### BRIEF
Copy the data precisely, character for character, and leave out every picture.

━━ DATA ━━

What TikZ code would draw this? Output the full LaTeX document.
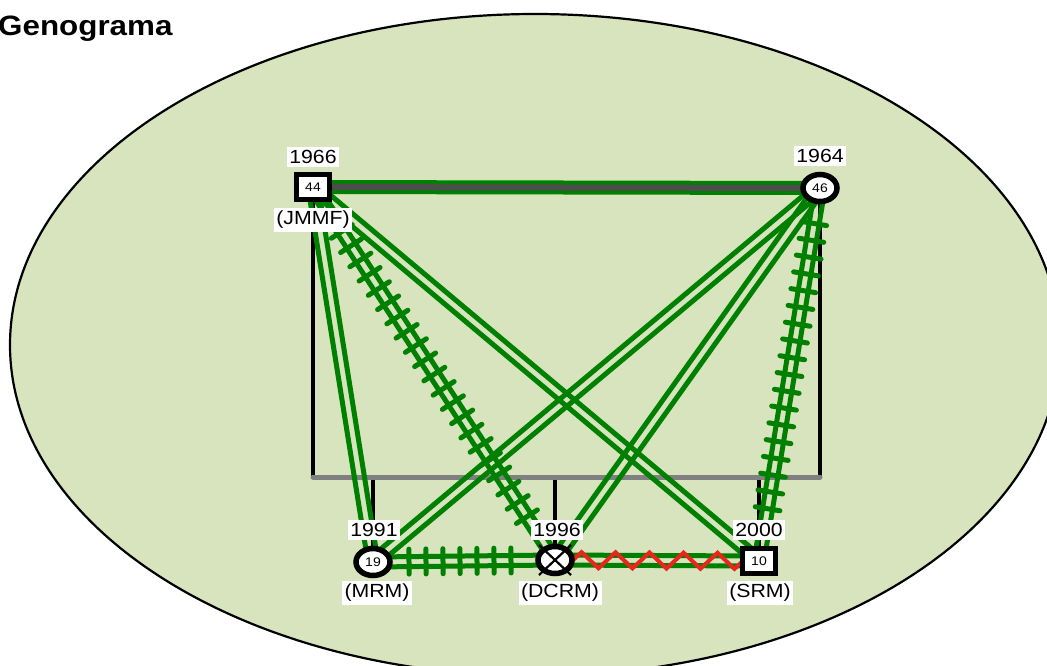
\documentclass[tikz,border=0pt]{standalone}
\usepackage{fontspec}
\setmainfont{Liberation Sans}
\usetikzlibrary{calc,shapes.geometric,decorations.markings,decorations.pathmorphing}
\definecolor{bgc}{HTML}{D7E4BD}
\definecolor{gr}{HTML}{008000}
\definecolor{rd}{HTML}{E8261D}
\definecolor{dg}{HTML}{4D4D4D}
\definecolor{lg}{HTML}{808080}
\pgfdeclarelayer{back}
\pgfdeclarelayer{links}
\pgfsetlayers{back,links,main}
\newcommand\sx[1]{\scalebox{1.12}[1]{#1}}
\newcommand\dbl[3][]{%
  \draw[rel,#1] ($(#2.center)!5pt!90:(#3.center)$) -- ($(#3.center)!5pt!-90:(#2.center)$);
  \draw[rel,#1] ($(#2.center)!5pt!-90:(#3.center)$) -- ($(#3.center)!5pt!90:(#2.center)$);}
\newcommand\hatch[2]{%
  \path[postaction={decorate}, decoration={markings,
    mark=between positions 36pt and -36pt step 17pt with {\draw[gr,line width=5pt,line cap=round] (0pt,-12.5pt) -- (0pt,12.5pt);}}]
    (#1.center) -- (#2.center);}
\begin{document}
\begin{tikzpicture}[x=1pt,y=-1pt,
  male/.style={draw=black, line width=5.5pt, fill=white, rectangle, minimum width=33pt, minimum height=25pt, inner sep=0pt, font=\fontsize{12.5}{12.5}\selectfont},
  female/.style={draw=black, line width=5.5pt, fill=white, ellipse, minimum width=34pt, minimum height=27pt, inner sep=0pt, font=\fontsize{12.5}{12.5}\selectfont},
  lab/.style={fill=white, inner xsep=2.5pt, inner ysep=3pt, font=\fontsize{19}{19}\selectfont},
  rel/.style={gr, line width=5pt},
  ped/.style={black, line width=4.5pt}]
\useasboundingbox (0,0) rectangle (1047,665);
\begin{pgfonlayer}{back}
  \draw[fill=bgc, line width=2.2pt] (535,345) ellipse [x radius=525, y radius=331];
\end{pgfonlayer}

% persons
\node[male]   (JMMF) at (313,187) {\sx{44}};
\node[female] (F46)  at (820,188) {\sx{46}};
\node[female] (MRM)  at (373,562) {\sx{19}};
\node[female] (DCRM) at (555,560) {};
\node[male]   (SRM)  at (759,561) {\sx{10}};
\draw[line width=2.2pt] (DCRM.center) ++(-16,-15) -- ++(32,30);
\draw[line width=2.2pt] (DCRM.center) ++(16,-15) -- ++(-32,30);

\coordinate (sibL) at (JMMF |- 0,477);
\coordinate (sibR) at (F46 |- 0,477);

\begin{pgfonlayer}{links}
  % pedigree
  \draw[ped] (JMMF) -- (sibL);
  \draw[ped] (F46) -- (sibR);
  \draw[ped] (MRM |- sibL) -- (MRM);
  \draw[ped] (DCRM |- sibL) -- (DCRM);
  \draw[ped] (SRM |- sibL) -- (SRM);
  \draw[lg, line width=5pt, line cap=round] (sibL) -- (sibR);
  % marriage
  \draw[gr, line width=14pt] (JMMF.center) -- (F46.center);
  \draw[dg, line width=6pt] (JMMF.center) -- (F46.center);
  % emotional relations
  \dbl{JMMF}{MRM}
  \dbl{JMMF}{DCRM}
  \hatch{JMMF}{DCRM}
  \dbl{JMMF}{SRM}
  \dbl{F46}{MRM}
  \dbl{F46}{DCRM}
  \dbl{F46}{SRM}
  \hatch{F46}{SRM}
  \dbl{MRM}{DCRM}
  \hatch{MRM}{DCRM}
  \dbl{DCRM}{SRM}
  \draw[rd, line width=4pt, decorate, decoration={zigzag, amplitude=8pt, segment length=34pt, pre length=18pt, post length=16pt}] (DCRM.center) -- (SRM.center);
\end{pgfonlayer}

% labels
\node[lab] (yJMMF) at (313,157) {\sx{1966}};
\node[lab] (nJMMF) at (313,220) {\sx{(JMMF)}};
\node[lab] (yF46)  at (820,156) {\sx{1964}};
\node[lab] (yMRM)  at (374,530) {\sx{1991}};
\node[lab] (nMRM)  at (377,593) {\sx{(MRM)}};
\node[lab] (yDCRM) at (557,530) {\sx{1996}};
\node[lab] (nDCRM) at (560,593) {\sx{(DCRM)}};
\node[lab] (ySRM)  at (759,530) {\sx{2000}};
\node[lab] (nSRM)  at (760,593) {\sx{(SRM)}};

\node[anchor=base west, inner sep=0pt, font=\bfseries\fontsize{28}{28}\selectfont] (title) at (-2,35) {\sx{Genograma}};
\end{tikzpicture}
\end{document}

━━━

### ANSWER TO THE PROBLEM
What TikZ code would draw this? Output the full LaTeX document.
\documentclass[tikz,border=0pt]{standalone}
\usepackage{fontspec}
\setmainfont{Liberation Sans}
\usetikzlibrary{calc,shapes.geometric,decorations.markings,decorations.pathmorphing}
\definecolor{bgc}{HTML}{D7E4BD}
\definecolor{gr}{HTML}{008000}
\definecolor{rd}{HTML}{E8261D}
\definecolor{dg}{HTML}{4D4D4D}
\definecolor{lg}{HTML}{808080}
\pgfdeclarelayer{back}
\pgfdeclarelayer{links}
\pgfsetlayers{back,links,main}
\newcommand\sx[1]{\scalebox{1.12}[1]{#1}}
\newcommand\dbl[3][]{%
  \draw[rel,#1] ($(#2.center)!5pt!90:(#3.center)$) -- ($(#3.center)!5pt!-90:(#2.center)$);
  \draw[rel,#1] ($(#2.center)!5pt!-90:(#3.center)$) -- ($(#3.center)!5pt!90:(#2.center)$);}
\newcommand\hatch[2]{%
  \path[postaction={decorate}, decoration={markings,
    mark=between positions 36pt and -36pt step 17pt with {\draw[gr,line width=5pt,line cap=round] (0pt,-12.5pt) -- (0pt,12.5pt);}}]
    (#1.center) -- (#2.center);}
\begin{document}
\begin{tikzpicture}[x=1pt,y=-1pt,
  male/.style={draw=black, line width=5.5pt, fill=white, rectangle, minimum width=33pt, minimum height=25pt, inner sep=0pt, font=\fontsize{12.5}{12.5}\selectfont},
  female/.style={draw=black, line width=5.5pt, fill=white, ellipse, minimum width=34pt, minimum height=27pt, inner sep=0pt, font=\fontsize{12.5}{12.5}\selectfont},
  lab/.style={fill=white, inner xsep=2.5pt, inner ysep=3pt, font=\fontsize{19}{19}\selectfont},
  rel/.style={gr, line width=5pt},
  ped/.style={black, line width=4.5pt}]
\useasboundingbox (0,0) rectangle (1047,665);
\begin{pgfonlayer}{back}
  \draw[fill=bgc, line width=2.2pt] (535,345) ellipse [x radius=525, y radius=331];
\end{pgfonlayer}

% persons
\node[male]   (JMMF) at (313,187) {\sx{44}};
\node[female] (F46)  at (820,188) {\sx{46}};
\node[female] (MRM)  at (373,562) {\sx{19}};
\node[female] (DCRM) at (555,560) {};
\node[male]   (SRM)  at (759,561) {\sx{10}};
\draw[line width=2.2pt] (DCRM.center) ++(-16,-15) -- ++(32,30);
\draw[line width=2.2pt] (DCRM.center) ++(16,-15) -- ++(-32,30);

\coordinate (sibL) at (JMMF |- 0,477);
\coordinate (sibR) at (F46 |- 0,477);

\begin{pgfonlayer}{links}
  % pedigree
  \draw[ped] (JMMF) -- (sibL);
  \draw[ped] (F46) -- (sibR);
  \draw[ped] (MRM |- sibL) -- (MRM);
  \draw[ped] (DCRM |- sibL) -- (DCRM);
  \draw[ped] (SRM |- sibL) -- (SRM);
  \draw[lg, line width=5pt, line cap=round] (sibL) -- (sibR);
  % marriage
  \draw[gr, line width=14pt] (JMMF.center) -- (F46.center);
  \draw[dg, line width=6pt] (JMMF.center) -- (F46.center);
  % emotional relations
  \dbl{JMMF}{MRM}
  \dbl{JMMF}{DCRM}
  \hatch{JMMF}{DCRM}
  \dbl{JMMF}{SRM}
  \dbl{F46}{MRM}
  \dbl{F46}{DCRM}
  \dbl{F46}{SRM}
  \hatch{F46}{SRM}
  \dbl{MRM}{DCRM}
  \hatch{MRM}{DCRM}
  \dbl{DCRM}{SRM}
  \draw[rd, line width=4pt, decorate, decoration={zigzag, amplitude=8pt, segment length=34pt, pre length=18pt, post length=16pt}] (DCRM.center) -- (SRM.center);
\end{pgfonlayer}

% labels
\node[lab] (yJMMF) at (313,157) {\sx{1966}};
\node[lab] (nJMMF) at (313,220) {\sx{(JMMF)}};
\node[lab] (yF46)  at (820,156) {\sx{1964}};
\node[lab] (yMRM)  at (374,530) {\sx{1991}};
\node[lab] (nMRM)  at (377,593) {\sx{(MRM)}};
\node[lab] (yDCRM) at (557,530) {\sx{1996}};
\node[lab] (nDCRM) at (560,593) {\sx{(DCRM)}};
\node[lab] (ySRM)  at (759,530) {\sx{2000}};
\node[lab] (nSRM)  at (760,593) {\sx{(SRM)}};

\node[anchor=base west, inner sep=0pt, font=\bfseries\fontsize{28}{28}\selectfont] (title) at (-2,35) {\sx{Genograma}};
\end{tikzpicture}
\end{document}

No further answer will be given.